**Example 1**: In some textbooks, the trigonometric functions are defined via geometry. The advantage is that it is simpler to understand, but the disadvantage is that it is difficult to make completely rigorous without using integrals or at least a notion of area equivalent to the Jordan measure. In contrast, it is relatively easy to define them via their power series in a completely rigorous manner, and then prove their desired properties. Moreover, the first approach is restricted to $ℝ$, and we need to do something later to extend to $ℂ$, whereas in the second approach we can get the complex trigonometric functions directly. Nevertheless, both definitions (if done right) are equivalent.

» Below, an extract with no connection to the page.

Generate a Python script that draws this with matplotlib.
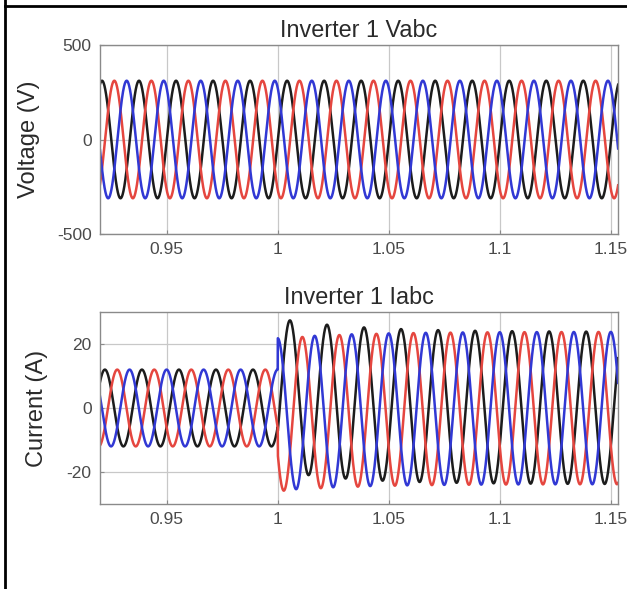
"""Inverter 1 phase voltages and currents around the load step at t = 1 s."""

import numpy as np
import matplotlib.pyplot as plt
from matplotlib.lines import Line2D

plt.rcParams['font.family'] = ['Liberation Sans', 'DejaVu Sans']
plt.rcParams['axes.unicode_minus'] = False

# values
freq = 60.0                      # Hz, 3 cycles between grid lines 1.05 and 1.1
phase_colors = ['#1c1c1c', '#e5463f', '#3138d4']   # a (black), b (red), c (blue)
phase_delay = [0.0, 1 / 3, 2 / 3]                  # fraction of a period
v_amp = 311.0                    # V peak
v_peak_t = 0.9209                # first peak of phase a
i_amp_before = 12.0              # A peak before the step
i_amp_after = 23.8               # A peak after the step
i_lag = 0.0013                   # s, current behind voltage
t_step = 1.0
i_offset = [4.2, -2.2, -2.0]     # decaying dc part of each phase after the step
i_tau = 0.035

xlim = (0.92, 1.1532)
xticks = [0.95, 1.0, 1.05, 1.1, 1.15]
xticklabels = ['0.95', '1', '1.05', '1.1', '1.15']
v_ticks = [-500, 0, 500]
i_ticks = [-20, 0, 20]

t = np.arange(0.915, 1.16, 1 / 20000)

W, H = 627, 589
fig = plt.figure(figsize=(W / 100, H / 100), dpi=100)


def px_axes(left, top, right, bottom):
    return fig.add_axes([left / W, 1 - bottom / H, (right - left) / W, (bottom - top) / H])


def style(ax, title, ylabel, yticks, ylim, label_x):
    ax.set_xlim(*xlim)
    ax.set_ylim(*ylim)
    ax.set_xticks(xticks)
    ax.set_xticklabels(xticklabels)
    ax.set_yticks(yticks)
    ax.grid(True, color='#c8c8c8', linewidth=0.9)
    ax.set_axisbelow(True)
    for sp in ax.spines.values():
        sp.set_color('#8a8a8a')
        sp.set_linewidth(1.0)
    ax.tick_params(direction='in', length=3, colors='#8a8a8a',
                   labelcolor='#4a4a4a', labelsize=12.5, pad=6)
    ax.set_title(title, fontsize=16.8, color='#2a2a2a', pad=6)
    ax.set_ylabel(ylabel, fontsize=17, color='#2a2a2a')
    ax.yaxis.set_label_coords(label_x, 0.5)


ax_v = px_axes(100, 45, 618, 234)
for color, d in zip(phase_colors, phase_delay):
    v = v_amp * np.cos(2 * np.pi * freq * (t - v_peak_t) - 2 * np.pi * d)
    ax_v.plot(t, v, color=color, linewidth=1.8)
style(ax_v, 'Inverter 1 Vabc', 'Voltage (V)', v_ticks, (-500, 500), -0.116)

ax_i = px_axes(100, 312, 618, 504)
for color, d, off in zip(phase_colors, phase_delay, i_offset):
    wave = np.cos(2 * np.pi * freq * (t - v_peak_t - i_lag) - 2 * np.pi * d)
    after = t >= t_step
    amp = np.where(after, i_amp_after, i_amp_before)
    dc = np.where(after, off * np.exp(-(t - t_step) / i_tau), 0.0)
    ax_i.plot(t, amp * wave + dc, color=color, linewidth=1.8)
style(ax_i, 'Inverter 1 Iabc', 'Current (A)', i_ticks, (-30, 30), -0.100)

# table cell border around the figure
fig.add_artist(Line2D([5 / W, 5 / W], [0, 1], color='black', linewidth=2))
fig.add_artist(Line2D([5 / W, 1], [1 - 6 / H, 1 - 6 / H], color='black', linewidth=2))

fig.savefig('out.png', dpi=100)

**Example 2**: The Lebesgue measure has a number of equivalent definitions, as mentioned in Terence Tao's "[An Introduction to Measure Theory](https://terrytao.wordpress.com/books/an-introduction-to-measure-theory/)". One definition is that a set $S⊆ℝ^n$ is measurable iff for every $ε>0$ there is some open set $G⊇S$ such that there is a countable sequence of boxes whose union contains $G∖S$ and whose total volume is at most $ε$. Another definition is the [Caratheodory criterion](https://en.wikipedia.org/wiki/Carath%C3%A9odory%27s_criterion); $S$ is measurable iff for every $A⊆ℝ^n$ we have $m^*(A) = m^*(A∩S)+m^*(A∖S)$, where $m^*$ is the outer measure. Although the Caratheodory criterion is unintuitive (as Tao also says), there are some textbooks that *define* the Lebesgue measure using that and then *prove* all the other equivalents.